I look for confirmation and my mother assures me that grandfather would walk up and down his land at Kopparambil conversing to the coconut trees and extracting promises of getting good fruits. Really!
I remember how workers climbing up each coconut tree and accumulate mounds and mounds of coconuts strewn around, with grand father or one of my uncles surveying the produce and keeping a count and agonizing over the falling price of coconut in the market.
The coconuts would be de-husked with skill and the coconut water collected in a huge vessel to be fed to the cattle and some of us who were interested and then a bullock cart would come to take the coconuts to the market. This must have been in early 1980s.
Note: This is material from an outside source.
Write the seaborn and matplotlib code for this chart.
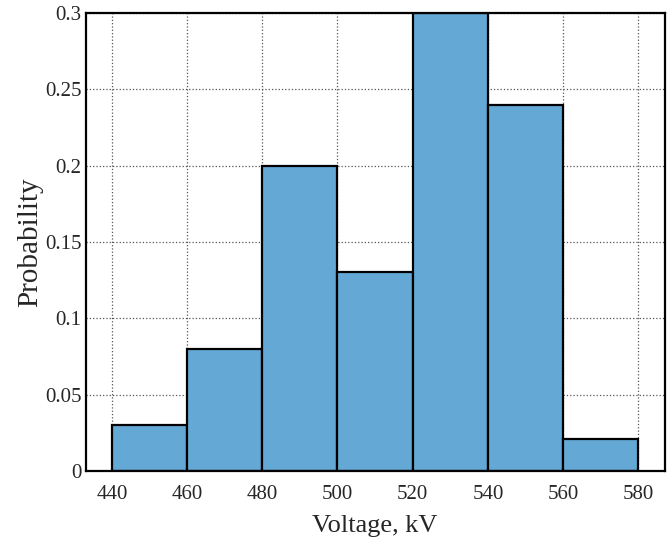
import numpy as np
import pandas as pd
import matplotlib
matplotlib.use("Agg")
import matplotlib.pyplot as plt
import seaborn as sns

# --- Histogram data (bin edges in kV, probability per bin) ---
bin_edges = [440, 460, 480, 500, 520, 540, 560, 580]
bin_centers = [450, 470, 490, 510, 530, 550, 570]
probabilities = [0.03, 0.08, 0.20, 0.13, 0.30, 0.24, 0.021]

df = pd.DataFrame({"Voltage": bin_centers, "Probability": probabilities})

sns.set_style("white")
plt.rcParams["font.family"] = ["Liberation Serif", "DejaVu Serif"]

fig, ax = plt.subplots(figsize=(6.68, 5.37), dpi=100)

sns.histplot(data=df, x="Voltage", weights="Probability", bins=bin_edges,
             color="#64a9d6", alpha=1.0, edgecolor="black", linewidth=1.6, ax=ax)

ax.set_xlim(433, 587)
ax.set_ylim(0, 0.3)
ax.set_xticks([440, 460, 480, 500, 520, 540, 560, 580])
ax.set_yticks([0, 0.05, 0.1, 0.15, 0.2, 0.25, 0.3])
ax.set_yticklabels(["0", "0.05", "0.1", "0.15", "0.2", "0.25", "0.3"])
ax.tick_params(axis="x", labelsize=15, length=0, pad=10)
ax.tick_params(axis="y", labelsize=15, length=0, pad=3)
ax.grid(True, linestyle=":", color="#555555", linewidth=0.9)
ax.set_axisbelow(True)
for spine in ax.spines.values():
    spine.set_linewidth(1.6)
    spine.set_color("black")

ax.set_xlabel("Voltage, kV", fontsize=19, labelpad=8)
ax.set_ylabel("Probability", fontsize=21, labelpad=1)

plt.subplots_adjust(left=0.128, right=0.995, top=0.976, bottom=0.123)
plt.savefig("out.png", dpi=100)
plt.close()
There would be a lot of celebration as people moved up and down the place, some providing food and water to the workers, others carrying stuff out of the compound, the arrival of the cart, the hope of impending profit all adding to the air of festivity.
Apparently, the art of coaxing plants to flower is much researched and discussed topic especially amid those blessed with green fingers!
Like my uncle said with an air of finality, ‘to the ignorant every plant is a weed, to the knowledgeable it is so much more!’
I should know that considering how every time I follow my mother on a garden trail, I am over whelmed by the knowledge of my own ignorance as my mother rattles of names, qualities, personality traits, benefits and other quirks of every grass, sorry, plant on the way.
Those who love the plants, live and die for them are a different breed altogether!
My uncle, concluded making a reference to one of his former colleagues who is also an horticulturalist, ‘when a plant is threatened that it will be eliminated before fulfilling its life’s purpose of flowering, it will pull out all its resources to achieve its dream goal’. Something akin to Paulo Coehlo’s much quoted statement, “And, when you want something, all the universe conspires in helping you to achieve it.”
Perhaps it is true for human beings too, the fear of being pushed to oblivion, to be eliminated or vanquished does sometimes bring out the best in that person.